A new survey has revealed the lengths some small firms mistakenly go to trying to comply with health and safety. One business completed a risk assessment for using a tape measure and another introduced written guidelines for walking up stairs.

These bizarre and unnecessary actions were uncovered by the Health and Safety Executive (HSE), which is encouraging small and medium sized employers to use its free online tools and guidance, specifically designed to help them get their risk management right.

The H&S ABC provides simple information to help small firms save time, effort and money by identifying the things they really do and don’t need to do.

HSE’s survey shows how myths about health and safety could cause unnecessary confusion and flagged some of the most absurd things employers had been advised to do.

One in five people (22 per cent) surveyed believed they weren’t capable of managing health and safety themselves and needed to hire a specialist consultant. Eleven percent believed that a qualified electrician must test electrical appliances, such as kettles and toasters, every year – another persistent myth.

Nearly a third of small businesses surveyed classed themselves as ‘hopeful-have-a-go’s’ when it came to health and safety – aware they have to take some action but unsure where to start or if what they are doing is correct.

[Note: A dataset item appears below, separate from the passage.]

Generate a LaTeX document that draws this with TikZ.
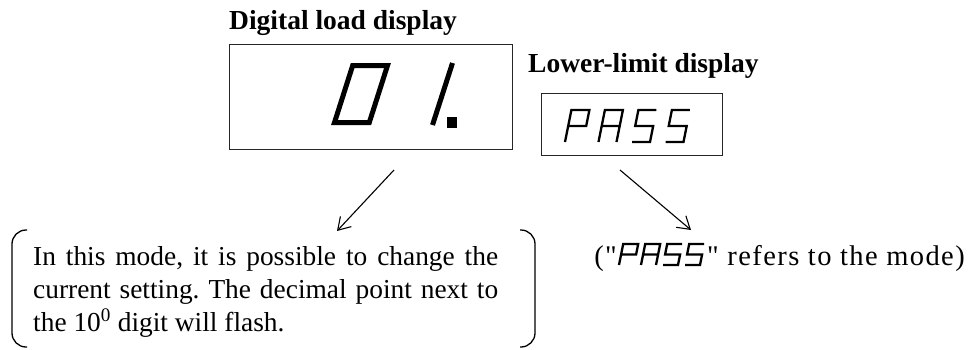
\documentclass[tikz,border=0pt]{standalone}
\usepackage{fontspec}
\setmainfont{Liberation Serif}[Ligatures=TeXOff]
\usetikzlibrary{arrows.meta,calc}
\frenchspacing
\newcommand\segglyph[4]{% #1 coordinate of bottom-left, #2 width, #3 height, #4 path
  \begin{scope}[shift={#1}, xslant=0.2, x=#2pt, y=#3pt]
    \draw[seg] #4;
  \end{scope}}
\begin{document}
\begin{tikzpicture}[x=1pt,y=-1pt,
  lbl/.style={font=\fontsize{27.5}{33}\selectfont\bfseries, inner sep=0pt},
  body/.style={font=\fontsize{27.4}{33.5}\selectfont\frenchspacing, inner sep=0pt},
  remark/.style={font=\fontsize{28.5}{34}\selectfont\addfontfeatures{LetterSpace=5}, inner sep=0pt},
  panel/.style={draw=black!85, line width=1.1pt, inner sep=0pt},
  seg/.style={line width=2.3pt, line join=miter, line cap=butt},
  bigseg/.style={line width=5pt, line join=miter},
  pointer/.style={line width=1.1pt, -{Straight Barb[length=12pt,width=15pt]}},
  brace/.style={line width=1.3pt, rounded corners=14pt},
]
\useasboundingbox (0,0) rectangle (972,349);

% digital load display
\node[lbl, anchor=base west] (title) at (229,29) {Digital load display};
\node[panel, minimum width=283pt, minimum height=105pt, anchor=north west] (dig) at (229,44) {};
\draw[bigseg] (352.7,65.5) -- (387.5,65.5) -- (369.3,122.5) -- (334.5,122.5) -- cycle;
\draw[line width=5pt] (452.5,63) -- (432.5,125);
\fill (446.5,117) rectangle (457,127.5);

% lower-limit display
\node[lbl, anchor=base west] (lower) at (528,72) {Lower-limit display};
\node[panel, minimum width=181pt, minimum height=62pt, anchor=north west] (pass) at (541,93) {};
\segglyph{(565,142)}{18}{32}{(0,0) -- (0,1) -- (1,1) -- (1,.5) -- (0,.5)}
\segglyph{(598.5,142)}{18}{32}{(0,0) -- (0,1) -- (1,1) -- (1,0) (0,.5) -- (1,.5)}
\segglyph{(632,142)}{18}{32}{(1,1) -- (0,1) -- (0,.5) -- (1,.5) -- (1,0) -- (0,0)}
\segglyph{(665.5,142)}{18}{32}{(1,1) -- (0,1) -- (0,.5) -- (1,.5) -- (1,0) -- (0,0)}

% pointers
\coordinate (a1from) at (394,170);
\coordinate (a1to) at (337,231);
\draw[pointer] (a1from) -- (a1to);
\coordinate (a2from) at (620,170);
\coordinate (a2to) at (691,230);
\draw[pointer] (a2from) -- (a2to);

% bracketed note
\draw[brace] (27,230) -- (12,230) -- (12,347) -- (27,347);
\draw[brace] (520,230) -- (535,230) -- (535,347) -- (520,347);
\node[body, anchor=base west] (note1) at (33,265) {\makebox[465pt][s]{In this mode, it is possible to change the}};
\node[body, anchor=base west] (note2) at (33,298) {\makebox[465pt][s]{current setting. The decimal point next to}};
\node[body, anchor=base west] (note3) at (33,331) {the 10\textsuperscript{0} digit will flash.};

% mode remark
\node[remark, anchor=base east] (rtR) at (965,265) {" refers to the mode)};
\coordinate (pg) at ($(rtR.base west)+(-88,0)$);
\segglyph{($(pg)+(0,0)$)}{15}{21}{(0,0) -- (0,1) -- (1,1) -- (1,.5) -- (0,.5)}
\segglyph{($(pg)+(22,0)$)}{15}{21}{(0,0) -- (0,1) -- (1,1) -- (1,0) (0,.5) -- (1,.5)}
\segglyph{($(pg)+(44,0)$)}{15}{21}{(1,1) -- (0,1) -- (0,.5) -- (1,.5) -- (1,0) -- (0,0)}
\segglyph{($(pg)+(66,0)$)}{15}{21}{(1,1) -- (0,1) -- (0,.5) -- (1,.5) -- (1,0) -- (0,0)}
\node[remark, anchor=base east] (rtL) at ($(pg)+(-2,0)$) {("};
\end{tikzpicture}
\end{document}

HSE’s small business lead Kate Haire said:

“Health and safety is all about taking reasonable steps to manage serious risks of ill-health and injury in the workplace. If something sounds completely unreasonable, more often than not it will be totally unnecessary too.

“What’s great about H&S ABC is that it contains all the information smaller businesses need to know to manage health and safety sensibly and comply with the law. It highlights the real risks in a workplace and how to put reasonable precautions in place.

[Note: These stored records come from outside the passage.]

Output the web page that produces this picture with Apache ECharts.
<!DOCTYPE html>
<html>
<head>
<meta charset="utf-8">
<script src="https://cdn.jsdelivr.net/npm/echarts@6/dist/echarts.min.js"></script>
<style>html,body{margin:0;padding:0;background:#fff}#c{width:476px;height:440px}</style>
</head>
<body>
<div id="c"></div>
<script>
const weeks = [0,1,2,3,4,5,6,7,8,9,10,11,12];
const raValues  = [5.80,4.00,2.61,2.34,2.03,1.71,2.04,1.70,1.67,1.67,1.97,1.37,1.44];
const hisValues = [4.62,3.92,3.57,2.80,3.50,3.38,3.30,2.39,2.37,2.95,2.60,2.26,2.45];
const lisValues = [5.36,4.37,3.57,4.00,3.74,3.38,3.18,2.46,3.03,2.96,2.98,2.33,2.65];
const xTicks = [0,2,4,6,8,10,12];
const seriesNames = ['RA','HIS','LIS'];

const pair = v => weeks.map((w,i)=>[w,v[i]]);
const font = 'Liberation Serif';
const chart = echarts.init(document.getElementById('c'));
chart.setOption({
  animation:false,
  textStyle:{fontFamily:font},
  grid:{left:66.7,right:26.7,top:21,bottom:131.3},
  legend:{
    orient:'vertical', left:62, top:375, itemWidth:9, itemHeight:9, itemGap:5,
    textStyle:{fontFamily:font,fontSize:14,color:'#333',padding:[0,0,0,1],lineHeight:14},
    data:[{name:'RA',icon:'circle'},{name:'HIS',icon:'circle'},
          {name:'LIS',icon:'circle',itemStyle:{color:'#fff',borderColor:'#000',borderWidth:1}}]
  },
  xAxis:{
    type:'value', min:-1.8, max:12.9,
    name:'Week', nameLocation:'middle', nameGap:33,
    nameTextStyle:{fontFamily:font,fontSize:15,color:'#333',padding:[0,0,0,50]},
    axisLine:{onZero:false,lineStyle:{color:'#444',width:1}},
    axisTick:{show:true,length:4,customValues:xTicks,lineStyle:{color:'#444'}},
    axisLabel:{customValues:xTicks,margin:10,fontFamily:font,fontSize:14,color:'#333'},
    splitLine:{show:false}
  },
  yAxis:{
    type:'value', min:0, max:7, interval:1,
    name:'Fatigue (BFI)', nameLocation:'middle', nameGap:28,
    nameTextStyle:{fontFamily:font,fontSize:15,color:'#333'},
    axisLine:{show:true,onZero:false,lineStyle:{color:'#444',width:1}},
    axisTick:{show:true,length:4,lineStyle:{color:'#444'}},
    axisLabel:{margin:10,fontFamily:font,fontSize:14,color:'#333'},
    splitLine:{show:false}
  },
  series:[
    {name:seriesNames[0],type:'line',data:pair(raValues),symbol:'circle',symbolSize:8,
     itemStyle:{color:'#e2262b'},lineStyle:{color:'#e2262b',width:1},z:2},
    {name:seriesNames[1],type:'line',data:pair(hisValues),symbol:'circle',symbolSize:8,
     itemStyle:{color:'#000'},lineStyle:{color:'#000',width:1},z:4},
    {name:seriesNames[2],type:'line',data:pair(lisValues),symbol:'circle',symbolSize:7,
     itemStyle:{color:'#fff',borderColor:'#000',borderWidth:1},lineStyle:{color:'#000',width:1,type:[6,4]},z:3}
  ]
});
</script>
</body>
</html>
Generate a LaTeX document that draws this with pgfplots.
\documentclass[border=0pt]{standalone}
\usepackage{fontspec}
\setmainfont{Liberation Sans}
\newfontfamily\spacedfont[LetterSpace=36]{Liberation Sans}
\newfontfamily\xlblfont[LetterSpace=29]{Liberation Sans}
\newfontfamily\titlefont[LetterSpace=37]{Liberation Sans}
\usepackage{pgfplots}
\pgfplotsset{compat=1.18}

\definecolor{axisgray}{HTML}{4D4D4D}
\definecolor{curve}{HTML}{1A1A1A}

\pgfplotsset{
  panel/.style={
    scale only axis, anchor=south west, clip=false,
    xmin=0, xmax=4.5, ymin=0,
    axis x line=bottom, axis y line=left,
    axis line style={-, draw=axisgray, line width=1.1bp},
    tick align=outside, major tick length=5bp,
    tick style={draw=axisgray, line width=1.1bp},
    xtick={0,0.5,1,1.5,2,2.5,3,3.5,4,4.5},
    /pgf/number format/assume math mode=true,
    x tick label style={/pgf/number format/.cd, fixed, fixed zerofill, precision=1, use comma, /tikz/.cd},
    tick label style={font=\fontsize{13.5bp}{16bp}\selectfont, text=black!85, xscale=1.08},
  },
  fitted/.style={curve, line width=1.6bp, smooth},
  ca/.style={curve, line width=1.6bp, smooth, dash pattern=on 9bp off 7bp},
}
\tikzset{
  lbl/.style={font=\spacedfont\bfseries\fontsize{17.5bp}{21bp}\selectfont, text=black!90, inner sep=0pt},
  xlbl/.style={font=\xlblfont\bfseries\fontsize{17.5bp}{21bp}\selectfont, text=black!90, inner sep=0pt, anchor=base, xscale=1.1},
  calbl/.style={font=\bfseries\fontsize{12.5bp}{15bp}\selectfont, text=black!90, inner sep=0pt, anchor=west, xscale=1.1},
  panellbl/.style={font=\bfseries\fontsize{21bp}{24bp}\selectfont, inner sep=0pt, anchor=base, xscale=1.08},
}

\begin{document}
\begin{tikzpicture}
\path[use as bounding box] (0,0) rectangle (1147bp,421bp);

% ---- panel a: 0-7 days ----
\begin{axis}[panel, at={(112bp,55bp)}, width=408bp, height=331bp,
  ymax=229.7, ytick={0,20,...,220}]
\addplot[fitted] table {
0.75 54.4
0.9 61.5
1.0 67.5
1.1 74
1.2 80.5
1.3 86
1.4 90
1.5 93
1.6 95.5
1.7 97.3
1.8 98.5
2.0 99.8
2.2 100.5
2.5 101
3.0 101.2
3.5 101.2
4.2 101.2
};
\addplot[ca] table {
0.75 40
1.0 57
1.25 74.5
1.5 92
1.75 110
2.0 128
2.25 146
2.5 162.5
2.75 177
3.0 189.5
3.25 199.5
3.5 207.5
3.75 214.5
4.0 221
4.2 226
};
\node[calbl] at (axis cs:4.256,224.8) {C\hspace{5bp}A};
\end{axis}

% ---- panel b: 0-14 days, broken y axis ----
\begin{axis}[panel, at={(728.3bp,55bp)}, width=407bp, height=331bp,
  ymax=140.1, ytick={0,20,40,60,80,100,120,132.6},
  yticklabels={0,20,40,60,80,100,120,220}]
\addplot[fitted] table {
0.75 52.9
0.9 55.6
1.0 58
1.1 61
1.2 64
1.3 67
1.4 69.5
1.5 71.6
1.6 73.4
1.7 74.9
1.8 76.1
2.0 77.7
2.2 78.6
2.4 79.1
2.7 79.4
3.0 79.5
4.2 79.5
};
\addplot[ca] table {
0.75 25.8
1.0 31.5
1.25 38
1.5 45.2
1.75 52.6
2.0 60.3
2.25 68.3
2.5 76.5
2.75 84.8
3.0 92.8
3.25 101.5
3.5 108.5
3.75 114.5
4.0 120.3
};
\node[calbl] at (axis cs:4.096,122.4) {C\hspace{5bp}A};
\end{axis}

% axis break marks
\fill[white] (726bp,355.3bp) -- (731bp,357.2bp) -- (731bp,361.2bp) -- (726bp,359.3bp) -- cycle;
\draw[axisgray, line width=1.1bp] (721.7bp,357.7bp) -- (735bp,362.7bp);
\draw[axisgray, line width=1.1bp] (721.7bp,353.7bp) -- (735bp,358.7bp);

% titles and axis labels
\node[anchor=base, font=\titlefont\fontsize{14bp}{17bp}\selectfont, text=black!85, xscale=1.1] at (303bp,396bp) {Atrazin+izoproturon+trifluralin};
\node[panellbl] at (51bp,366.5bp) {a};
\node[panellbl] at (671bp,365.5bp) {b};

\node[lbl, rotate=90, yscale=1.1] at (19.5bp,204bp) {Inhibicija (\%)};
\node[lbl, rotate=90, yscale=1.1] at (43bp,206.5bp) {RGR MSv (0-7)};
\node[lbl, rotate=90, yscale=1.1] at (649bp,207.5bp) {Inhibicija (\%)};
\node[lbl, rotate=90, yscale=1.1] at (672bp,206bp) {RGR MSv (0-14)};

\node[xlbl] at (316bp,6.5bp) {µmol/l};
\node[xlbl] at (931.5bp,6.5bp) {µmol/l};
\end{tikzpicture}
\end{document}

“We have worked with some key industry partners who have regular contact with SMEs to make them aware of the benefits of using the free online tools and guidance HSE has to offer. We hope employers will realise health and safety does not have to be complicated or cost lots of money.”

 John Allan, National Chairman, Federation of Small Businesses, said: 

“The fear factor forces many businesses to adopt unnecessary health and safety procedures which costs time and money. So to introduce a new resource to give small businesses a way of clearly identifying guidance and information designed for them can only be a good initiative. It’s a tool which will not only help to sense check compliance, it will also avoid ‘gold plating’ and show how health and safety need not be a burden on their business.” 

Whether a business employs one or two people, or is expanding to multiple locations, the free online guidance will help even complete beginners get health and safety right. Visit www.hse.gov.uk/abc to get started with sensible health and safety.

 Notes to editors

  1.  Forty five SMEs were surveyed and asked a number of questions relating to their approach and beliefs around health and safety.
  2. The Health and Safety Executive is Britain’s national regulator for workplace health and safety. It aims to reduce work-related death, injury and ill-health. It does so through research, information and advice; promoting training; new or revised regulation and codes of practice; and working with local authority partners by inspection, investigation and enforcement. http://www.hse.gov.uk
  3. There have been two major reviews of health and safety legislation in recent years Lord Young’s ‘Common sense Common safety (https://www.gov.uk/government/publications/common-sense-common-safety-a-report-by-lord-young-of-graffham)  and Professor Löfstedt’s ‘Reclaiming health and safety for all’ (https://www.gov.uk/government/uploads/system/uploads/attachment_data/file/66790/lofstedt-report.pdf) These reviews found that the existing legislative framework was broadly right  but that businesses did more than the law required driven by a number of factors including fear of being sued in civil law.